Background: The detection of genetic sequences represents the gold standard procedure for species discrimination, genetic characterisation of tumours, and identification of pathogens. The development of new molecular detection methods, accessible and cost effective, is of great relevance. Biosensors based on plasmonic nanoparticles, such as gold nanoparticles (AuNPs), provide a powerful and versatile platform for highly sensitive, economic, user-friendly and label-free sensing. However, the readout techniques typically employed with such sensors lack temporal and kinetic information, which hampers the ability to perform quantitative detection.

Results: In this study, a novel methodology designated the 'CRISPR-associated Plasmonic Colorimeter Method' (Ca-PCM), has been developed. This method combines RNA target recognition by CRISPR LwaCas13a, AuNPs' aggregation, and real-time colorimetric Red-Green-Blue (RGB) analysis. The system registers the AuNP's plasmonic signatures in real-time using a RGB colour sensor with 3-channel silicon photodiodes having blue, green and red sensitivities. The acquired signals are automatically analysed by an algorithm designed to distinguish between positive and negative samples and to correlate the temporal spectral patterns of aggregation with dose-dependent molecular detection of the RNA target. In addition, the combination of Ca-PCM with a previous isothermal amplification allows the target efficient detection in real clinical applications.
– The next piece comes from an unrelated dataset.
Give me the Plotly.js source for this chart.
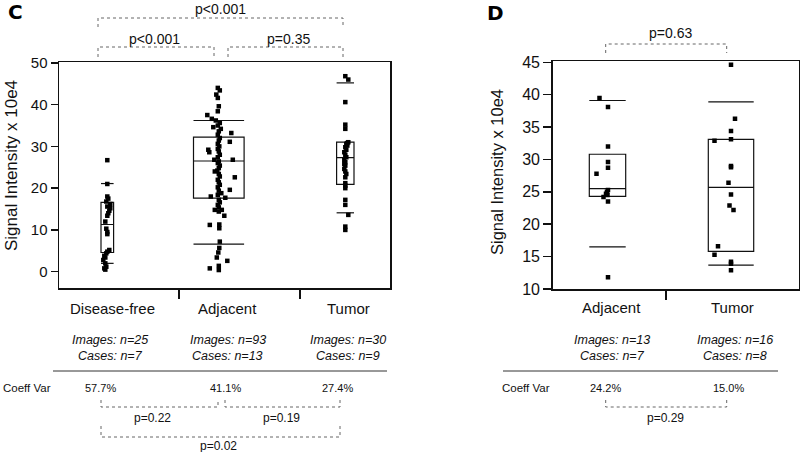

Significance: We have shown that the combination of RGB analysis and continuous temporal measurements is a novel and promising method to characterise the behaviour of gold nanoparticle-based biosensors and to achieve dose-dependent target detection. In addition, the simplicity and cost-effectiveness of this new approach expand the possibilities of other plasmonic-based biosensors and their applicability in low-resources clinical environments.